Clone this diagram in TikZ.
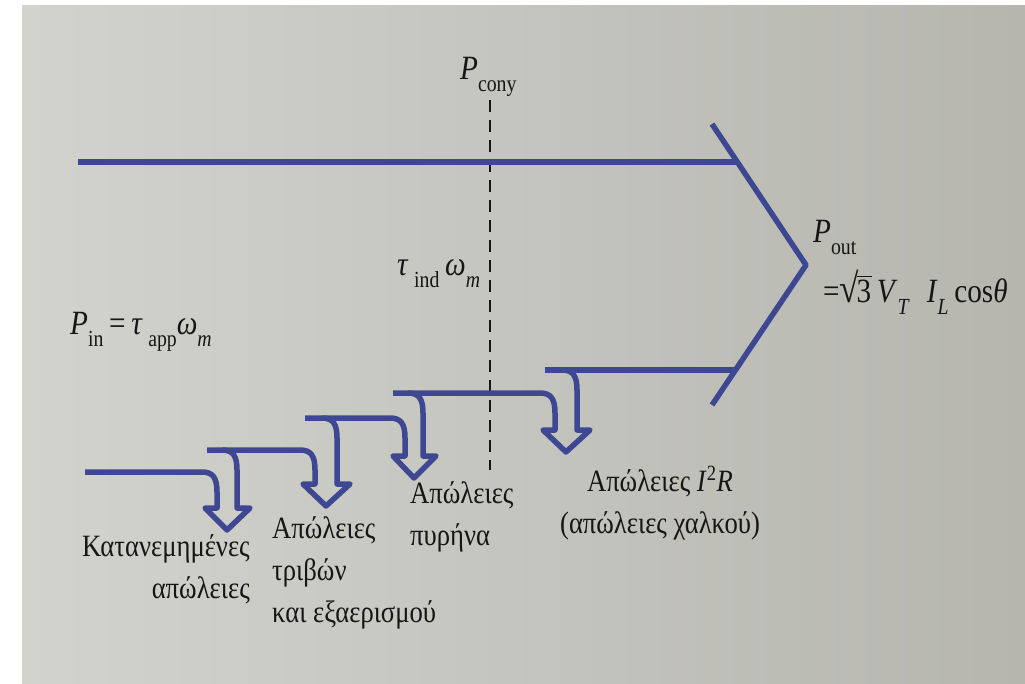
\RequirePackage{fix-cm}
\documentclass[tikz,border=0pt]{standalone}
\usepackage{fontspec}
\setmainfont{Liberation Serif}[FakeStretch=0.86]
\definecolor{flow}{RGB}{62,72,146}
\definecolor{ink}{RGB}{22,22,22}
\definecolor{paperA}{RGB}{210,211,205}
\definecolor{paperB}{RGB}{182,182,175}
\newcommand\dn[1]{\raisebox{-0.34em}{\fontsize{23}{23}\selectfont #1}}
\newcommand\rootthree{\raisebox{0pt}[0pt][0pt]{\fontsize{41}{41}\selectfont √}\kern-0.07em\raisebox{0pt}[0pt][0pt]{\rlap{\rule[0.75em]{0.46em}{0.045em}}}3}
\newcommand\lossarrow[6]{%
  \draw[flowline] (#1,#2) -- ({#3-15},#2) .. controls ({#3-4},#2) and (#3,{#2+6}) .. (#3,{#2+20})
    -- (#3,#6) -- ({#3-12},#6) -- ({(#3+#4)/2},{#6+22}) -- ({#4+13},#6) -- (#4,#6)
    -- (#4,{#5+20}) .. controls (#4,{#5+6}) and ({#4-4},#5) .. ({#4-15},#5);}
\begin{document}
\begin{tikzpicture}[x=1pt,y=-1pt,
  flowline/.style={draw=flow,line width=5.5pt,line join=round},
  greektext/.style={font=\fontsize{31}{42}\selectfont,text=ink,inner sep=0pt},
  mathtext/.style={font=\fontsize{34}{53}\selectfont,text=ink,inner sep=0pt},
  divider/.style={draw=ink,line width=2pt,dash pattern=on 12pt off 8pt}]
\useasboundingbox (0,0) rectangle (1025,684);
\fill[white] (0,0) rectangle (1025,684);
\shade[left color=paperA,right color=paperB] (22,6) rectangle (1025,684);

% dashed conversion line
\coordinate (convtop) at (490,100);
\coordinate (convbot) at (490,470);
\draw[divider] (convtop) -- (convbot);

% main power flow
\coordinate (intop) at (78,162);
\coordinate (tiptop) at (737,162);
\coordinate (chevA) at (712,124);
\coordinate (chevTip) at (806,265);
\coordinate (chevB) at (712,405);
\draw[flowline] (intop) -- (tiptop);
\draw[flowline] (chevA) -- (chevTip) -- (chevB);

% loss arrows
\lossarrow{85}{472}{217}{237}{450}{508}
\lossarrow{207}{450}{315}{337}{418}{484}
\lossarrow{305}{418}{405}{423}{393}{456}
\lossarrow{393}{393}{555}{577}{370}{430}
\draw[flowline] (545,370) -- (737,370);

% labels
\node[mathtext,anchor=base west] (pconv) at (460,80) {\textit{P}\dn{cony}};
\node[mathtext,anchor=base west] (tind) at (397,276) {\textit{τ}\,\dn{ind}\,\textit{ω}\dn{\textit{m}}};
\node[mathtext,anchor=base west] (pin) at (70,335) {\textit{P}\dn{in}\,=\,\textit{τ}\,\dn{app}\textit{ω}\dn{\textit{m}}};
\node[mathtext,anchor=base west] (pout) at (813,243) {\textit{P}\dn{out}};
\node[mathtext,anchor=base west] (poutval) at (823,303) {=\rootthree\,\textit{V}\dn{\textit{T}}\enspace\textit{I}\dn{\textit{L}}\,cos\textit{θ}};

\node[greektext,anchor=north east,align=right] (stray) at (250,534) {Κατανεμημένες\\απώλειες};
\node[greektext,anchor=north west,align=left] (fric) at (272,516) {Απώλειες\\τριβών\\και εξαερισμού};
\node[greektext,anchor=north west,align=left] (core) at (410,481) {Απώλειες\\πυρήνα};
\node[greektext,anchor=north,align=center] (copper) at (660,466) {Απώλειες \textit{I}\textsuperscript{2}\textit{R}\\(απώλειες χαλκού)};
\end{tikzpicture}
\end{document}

---------------

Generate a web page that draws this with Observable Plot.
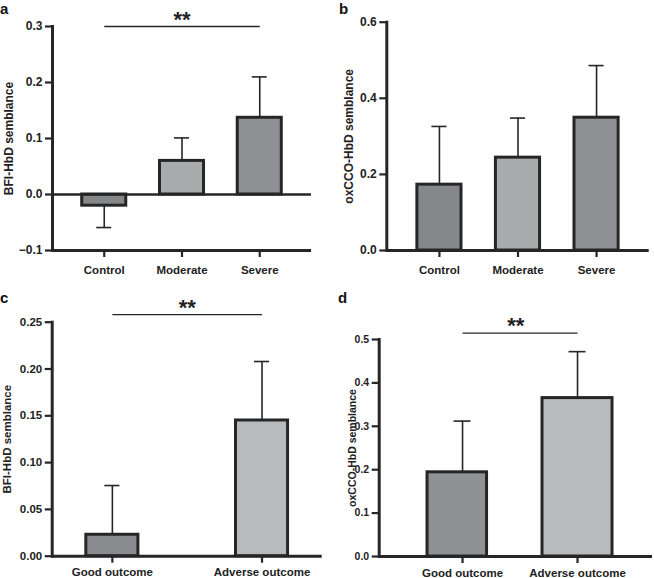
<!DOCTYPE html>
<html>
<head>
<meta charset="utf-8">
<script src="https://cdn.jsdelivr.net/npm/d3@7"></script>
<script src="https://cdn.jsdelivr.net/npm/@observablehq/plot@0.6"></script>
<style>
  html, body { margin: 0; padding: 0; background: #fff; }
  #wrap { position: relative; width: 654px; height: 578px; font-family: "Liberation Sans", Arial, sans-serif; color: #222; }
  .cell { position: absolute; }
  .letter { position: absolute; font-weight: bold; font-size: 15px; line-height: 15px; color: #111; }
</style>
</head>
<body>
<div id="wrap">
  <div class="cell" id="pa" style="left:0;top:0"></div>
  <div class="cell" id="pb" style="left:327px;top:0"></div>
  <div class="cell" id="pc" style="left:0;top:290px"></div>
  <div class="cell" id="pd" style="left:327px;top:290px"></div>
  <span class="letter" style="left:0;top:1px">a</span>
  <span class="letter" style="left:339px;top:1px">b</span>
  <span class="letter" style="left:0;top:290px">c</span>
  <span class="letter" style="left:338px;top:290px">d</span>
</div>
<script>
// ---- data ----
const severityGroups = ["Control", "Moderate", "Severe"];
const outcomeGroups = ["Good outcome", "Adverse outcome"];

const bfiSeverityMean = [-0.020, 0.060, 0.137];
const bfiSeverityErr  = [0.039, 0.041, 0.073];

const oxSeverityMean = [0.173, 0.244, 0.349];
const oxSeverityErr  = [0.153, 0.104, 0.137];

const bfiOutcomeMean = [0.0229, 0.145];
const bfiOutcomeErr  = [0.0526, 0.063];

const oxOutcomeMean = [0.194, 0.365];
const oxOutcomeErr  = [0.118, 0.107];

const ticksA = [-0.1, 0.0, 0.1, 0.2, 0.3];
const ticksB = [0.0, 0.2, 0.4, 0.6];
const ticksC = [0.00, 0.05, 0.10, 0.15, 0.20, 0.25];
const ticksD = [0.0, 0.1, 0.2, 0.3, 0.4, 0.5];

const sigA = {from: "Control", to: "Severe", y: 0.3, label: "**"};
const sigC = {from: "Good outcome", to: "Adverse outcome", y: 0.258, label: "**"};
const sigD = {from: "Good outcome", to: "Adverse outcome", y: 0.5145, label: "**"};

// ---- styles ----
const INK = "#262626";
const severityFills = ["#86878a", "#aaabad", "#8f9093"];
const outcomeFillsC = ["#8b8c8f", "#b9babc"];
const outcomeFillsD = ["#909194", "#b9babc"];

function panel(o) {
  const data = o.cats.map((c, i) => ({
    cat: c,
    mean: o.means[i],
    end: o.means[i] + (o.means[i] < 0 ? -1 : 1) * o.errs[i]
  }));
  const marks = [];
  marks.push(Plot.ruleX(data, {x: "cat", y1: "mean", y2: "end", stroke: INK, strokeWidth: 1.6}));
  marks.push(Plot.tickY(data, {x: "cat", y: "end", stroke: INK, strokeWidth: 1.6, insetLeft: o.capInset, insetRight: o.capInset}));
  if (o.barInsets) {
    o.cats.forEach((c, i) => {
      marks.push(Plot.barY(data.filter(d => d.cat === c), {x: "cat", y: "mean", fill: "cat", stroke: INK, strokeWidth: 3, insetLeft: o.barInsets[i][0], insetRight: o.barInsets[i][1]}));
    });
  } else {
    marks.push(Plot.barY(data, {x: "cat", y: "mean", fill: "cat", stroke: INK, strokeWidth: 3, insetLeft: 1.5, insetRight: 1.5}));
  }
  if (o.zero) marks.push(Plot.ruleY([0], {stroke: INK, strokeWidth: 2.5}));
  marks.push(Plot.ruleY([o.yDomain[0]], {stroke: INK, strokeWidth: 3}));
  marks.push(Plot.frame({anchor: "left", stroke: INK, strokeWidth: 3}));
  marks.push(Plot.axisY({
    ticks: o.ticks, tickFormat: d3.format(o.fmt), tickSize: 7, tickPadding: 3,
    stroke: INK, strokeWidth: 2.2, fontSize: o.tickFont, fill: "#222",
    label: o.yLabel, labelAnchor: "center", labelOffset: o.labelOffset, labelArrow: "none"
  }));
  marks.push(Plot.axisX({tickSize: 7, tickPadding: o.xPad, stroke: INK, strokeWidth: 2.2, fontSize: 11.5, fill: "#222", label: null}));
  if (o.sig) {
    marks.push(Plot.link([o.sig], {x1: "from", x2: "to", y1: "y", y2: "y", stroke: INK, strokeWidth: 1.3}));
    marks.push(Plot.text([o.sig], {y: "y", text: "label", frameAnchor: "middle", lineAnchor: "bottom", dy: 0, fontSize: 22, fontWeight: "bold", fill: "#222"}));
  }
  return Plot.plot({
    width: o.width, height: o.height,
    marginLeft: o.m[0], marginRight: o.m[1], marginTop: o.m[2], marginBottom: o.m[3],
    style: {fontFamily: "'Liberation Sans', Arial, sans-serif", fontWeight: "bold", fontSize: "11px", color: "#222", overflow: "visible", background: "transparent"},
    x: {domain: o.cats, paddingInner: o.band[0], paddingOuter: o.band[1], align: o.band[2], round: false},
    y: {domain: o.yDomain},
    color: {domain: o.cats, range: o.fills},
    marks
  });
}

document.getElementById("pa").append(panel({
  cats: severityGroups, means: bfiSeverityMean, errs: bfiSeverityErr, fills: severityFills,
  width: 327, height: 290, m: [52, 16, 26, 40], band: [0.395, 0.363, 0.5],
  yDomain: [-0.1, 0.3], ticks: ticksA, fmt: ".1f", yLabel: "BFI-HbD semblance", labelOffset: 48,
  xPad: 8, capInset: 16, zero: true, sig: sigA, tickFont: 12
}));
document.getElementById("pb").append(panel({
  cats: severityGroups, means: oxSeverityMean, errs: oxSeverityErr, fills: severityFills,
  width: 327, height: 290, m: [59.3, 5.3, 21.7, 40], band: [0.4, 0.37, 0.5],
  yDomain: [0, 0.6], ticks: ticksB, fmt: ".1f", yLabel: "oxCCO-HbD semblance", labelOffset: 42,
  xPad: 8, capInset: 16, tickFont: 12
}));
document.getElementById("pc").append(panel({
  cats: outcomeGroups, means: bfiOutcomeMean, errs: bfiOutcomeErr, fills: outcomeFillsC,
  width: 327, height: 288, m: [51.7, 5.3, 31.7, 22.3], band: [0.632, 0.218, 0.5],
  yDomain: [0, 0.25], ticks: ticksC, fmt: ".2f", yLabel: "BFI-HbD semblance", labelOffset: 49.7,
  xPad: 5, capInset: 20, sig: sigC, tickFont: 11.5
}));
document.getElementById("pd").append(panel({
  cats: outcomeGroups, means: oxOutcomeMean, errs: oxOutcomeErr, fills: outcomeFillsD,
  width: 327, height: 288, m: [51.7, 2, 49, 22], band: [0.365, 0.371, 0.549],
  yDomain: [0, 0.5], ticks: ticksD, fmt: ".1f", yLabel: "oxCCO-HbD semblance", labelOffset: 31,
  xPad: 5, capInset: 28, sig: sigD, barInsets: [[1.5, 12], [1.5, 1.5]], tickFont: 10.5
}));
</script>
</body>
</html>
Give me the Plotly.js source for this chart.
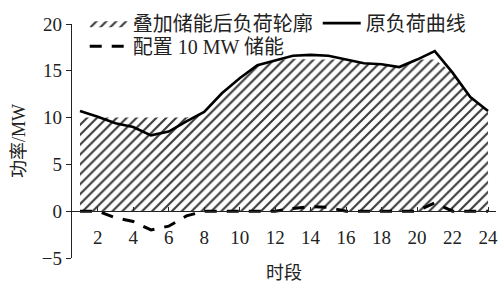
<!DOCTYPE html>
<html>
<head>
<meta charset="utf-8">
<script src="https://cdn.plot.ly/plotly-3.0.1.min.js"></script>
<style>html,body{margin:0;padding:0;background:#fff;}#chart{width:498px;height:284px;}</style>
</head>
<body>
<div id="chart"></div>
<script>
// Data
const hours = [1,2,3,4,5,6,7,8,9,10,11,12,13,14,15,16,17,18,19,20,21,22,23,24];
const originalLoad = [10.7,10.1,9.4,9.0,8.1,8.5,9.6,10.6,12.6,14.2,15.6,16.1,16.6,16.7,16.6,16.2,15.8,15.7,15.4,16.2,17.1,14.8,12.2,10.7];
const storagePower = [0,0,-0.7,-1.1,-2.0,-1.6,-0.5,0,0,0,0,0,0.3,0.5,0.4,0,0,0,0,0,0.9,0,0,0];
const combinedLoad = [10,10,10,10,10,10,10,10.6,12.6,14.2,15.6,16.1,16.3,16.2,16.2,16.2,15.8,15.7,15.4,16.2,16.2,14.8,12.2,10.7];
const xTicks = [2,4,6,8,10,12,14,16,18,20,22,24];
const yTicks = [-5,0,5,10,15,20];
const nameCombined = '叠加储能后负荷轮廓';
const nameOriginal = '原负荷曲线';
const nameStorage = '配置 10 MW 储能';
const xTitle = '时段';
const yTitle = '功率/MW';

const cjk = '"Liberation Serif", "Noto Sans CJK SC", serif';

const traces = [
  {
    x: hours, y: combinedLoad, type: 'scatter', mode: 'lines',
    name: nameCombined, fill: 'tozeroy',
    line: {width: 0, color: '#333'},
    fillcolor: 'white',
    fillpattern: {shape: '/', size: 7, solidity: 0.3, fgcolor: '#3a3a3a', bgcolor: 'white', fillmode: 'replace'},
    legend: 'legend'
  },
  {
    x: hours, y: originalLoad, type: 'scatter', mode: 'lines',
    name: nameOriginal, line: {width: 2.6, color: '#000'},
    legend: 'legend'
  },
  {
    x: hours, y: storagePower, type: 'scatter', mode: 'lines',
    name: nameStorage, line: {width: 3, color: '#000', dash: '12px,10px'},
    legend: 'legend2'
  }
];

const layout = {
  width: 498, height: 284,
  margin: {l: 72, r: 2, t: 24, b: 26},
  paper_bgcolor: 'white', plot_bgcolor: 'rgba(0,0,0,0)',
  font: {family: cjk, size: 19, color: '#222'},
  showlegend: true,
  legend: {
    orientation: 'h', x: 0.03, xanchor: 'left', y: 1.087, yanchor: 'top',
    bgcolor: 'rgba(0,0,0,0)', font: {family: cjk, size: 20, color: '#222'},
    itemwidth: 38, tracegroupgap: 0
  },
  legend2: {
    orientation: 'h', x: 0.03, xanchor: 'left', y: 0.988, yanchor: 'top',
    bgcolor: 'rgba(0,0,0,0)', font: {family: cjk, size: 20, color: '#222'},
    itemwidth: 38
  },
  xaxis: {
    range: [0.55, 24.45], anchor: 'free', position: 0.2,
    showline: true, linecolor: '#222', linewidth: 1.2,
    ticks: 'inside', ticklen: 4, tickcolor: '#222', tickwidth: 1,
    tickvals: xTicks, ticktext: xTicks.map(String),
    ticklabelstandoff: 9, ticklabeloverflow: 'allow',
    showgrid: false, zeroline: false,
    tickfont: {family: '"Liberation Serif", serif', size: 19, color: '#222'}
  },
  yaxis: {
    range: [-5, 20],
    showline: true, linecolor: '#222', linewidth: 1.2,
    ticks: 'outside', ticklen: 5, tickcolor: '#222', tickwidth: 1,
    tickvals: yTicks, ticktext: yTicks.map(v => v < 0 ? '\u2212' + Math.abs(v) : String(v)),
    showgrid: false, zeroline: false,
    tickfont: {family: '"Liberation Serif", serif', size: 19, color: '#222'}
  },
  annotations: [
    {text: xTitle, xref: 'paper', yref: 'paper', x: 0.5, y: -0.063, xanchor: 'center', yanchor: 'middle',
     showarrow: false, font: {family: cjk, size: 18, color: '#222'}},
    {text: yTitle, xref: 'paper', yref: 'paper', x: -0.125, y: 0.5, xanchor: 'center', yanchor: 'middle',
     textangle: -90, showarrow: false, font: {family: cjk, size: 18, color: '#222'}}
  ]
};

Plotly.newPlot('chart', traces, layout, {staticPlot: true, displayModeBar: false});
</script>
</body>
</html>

---------------

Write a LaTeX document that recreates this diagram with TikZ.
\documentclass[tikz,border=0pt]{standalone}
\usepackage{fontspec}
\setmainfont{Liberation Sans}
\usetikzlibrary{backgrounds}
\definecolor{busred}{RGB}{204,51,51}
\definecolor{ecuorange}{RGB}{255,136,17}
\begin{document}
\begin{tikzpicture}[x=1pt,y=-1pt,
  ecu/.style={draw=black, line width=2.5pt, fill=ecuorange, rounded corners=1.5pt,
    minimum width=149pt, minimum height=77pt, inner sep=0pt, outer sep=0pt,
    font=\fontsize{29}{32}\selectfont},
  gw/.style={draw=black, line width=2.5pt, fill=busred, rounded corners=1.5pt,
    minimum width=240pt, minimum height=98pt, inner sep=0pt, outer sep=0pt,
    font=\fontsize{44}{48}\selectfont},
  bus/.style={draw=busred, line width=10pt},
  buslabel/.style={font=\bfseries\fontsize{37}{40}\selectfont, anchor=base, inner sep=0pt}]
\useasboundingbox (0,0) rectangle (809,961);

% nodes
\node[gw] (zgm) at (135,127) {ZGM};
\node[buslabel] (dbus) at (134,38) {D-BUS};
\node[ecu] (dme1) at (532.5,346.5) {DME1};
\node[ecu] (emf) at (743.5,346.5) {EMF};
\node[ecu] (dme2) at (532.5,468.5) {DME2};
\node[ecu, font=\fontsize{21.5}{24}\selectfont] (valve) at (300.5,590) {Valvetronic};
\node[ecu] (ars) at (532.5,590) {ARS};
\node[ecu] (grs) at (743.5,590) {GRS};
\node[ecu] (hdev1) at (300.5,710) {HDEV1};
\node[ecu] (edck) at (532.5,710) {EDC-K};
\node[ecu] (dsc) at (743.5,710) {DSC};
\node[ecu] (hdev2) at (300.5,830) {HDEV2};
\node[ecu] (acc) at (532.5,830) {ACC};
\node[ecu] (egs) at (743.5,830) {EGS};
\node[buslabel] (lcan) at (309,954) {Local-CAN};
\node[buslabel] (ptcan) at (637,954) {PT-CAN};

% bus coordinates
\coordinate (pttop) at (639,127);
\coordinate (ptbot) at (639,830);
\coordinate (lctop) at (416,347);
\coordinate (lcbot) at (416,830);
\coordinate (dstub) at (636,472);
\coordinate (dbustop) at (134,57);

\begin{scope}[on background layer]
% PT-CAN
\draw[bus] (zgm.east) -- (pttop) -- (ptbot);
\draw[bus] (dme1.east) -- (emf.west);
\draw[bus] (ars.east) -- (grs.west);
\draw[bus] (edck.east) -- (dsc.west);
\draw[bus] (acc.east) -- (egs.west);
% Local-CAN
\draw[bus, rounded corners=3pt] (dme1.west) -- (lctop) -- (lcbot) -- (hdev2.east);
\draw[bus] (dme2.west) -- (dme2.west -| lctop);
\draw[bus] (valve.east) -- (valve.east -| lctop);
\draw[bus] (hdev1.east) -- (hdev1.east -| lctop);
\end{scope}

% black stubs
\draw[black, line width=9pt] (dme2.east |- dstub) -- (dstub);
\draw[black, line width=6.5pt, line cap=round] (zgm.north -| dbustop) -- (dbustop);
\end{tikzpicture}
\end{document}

---------------

WHAT YOU NEED TO DO
Go to the line containing "Clone this diagram in TikZ." and copy exactly from there through the line containing "(convtop) -- (convbot);", both included, and nothing more. Pictures are excluded.

TASK ANSWER
Clone this diagram in TikZ.
\RequirePackage{fix-cm}
\documentclass[tikz,border=0pt]{standalone}
\usepackage{fontspec}
\setmainfont{Liberation Serif}[FakeStretch=0.86]
\definecolor{flow}{RGB}{62,72,146}
\definecolor{ink}{RGB}{22,22,22}
\definecolor{paperA}{RGB}{210,211,205}
\definecolor{paperB}{RGB}{182,182,175}
\newcommand\dn[1]{\raisebox{-0.34em}{\fontsize{23}{23}\selectfont #1}}
\newcommand\rootthree{\raisebox{0pt}[0pt][0pt]{\fontsize{41}{41}\selectfont √}\kern-0.07em\raisebox{0pt}[0pt][0pt]{\rlap{\rule[0.75em]{0.46em}{0.045em}}}3}
\newcommand\lossarrow[6]{%
  \draw[flowline] (#1,#2) -- ({#3-15},#2) .. controls ({#3-4},#2) and (#3,{#2+6}) .. (#3,{#2+20})
    -- (#3,#6) -- ({#3-12},#6) -- ({(#3+#4)/2},{#6+22}) -- ({#4+13},#6) -- (#4,#6)
    -- (#4,{#5+20}) .. controls (#4,{#5+6}) and ({#4-4},#5) .. ({#4-15},#5);}
\begin{document}
\begin{tikzpicture}[x=1pt,y=-1pt,
  flowline/.style={draw=flow,line width=5.5pt,line join=round},
  greektext/.style={font=\fontsize{31}{42}\selectfont,text=ink,inner sep=0pt},
  mathtext/.style={font=\fontsize{34}{53}\selectfont,text=ink,inner sep=0pt},
  divider/.style={draw=ink,line width=2pt,dash pattern=on 12pt off 8pt}]
\useasboundingbox (0,0) rectangle (1025,684);
\fill[white] (0,0) rectangle (1025,684);
\shade[left color=paperA,right color=paperB] (22,6) rectangle (1025,684);

% dashed conversion line
\coordinate (convtop) at (490,100);
\coordinate (convbot) at (490,470);
\draw[divider] (convtop) -- (convbot);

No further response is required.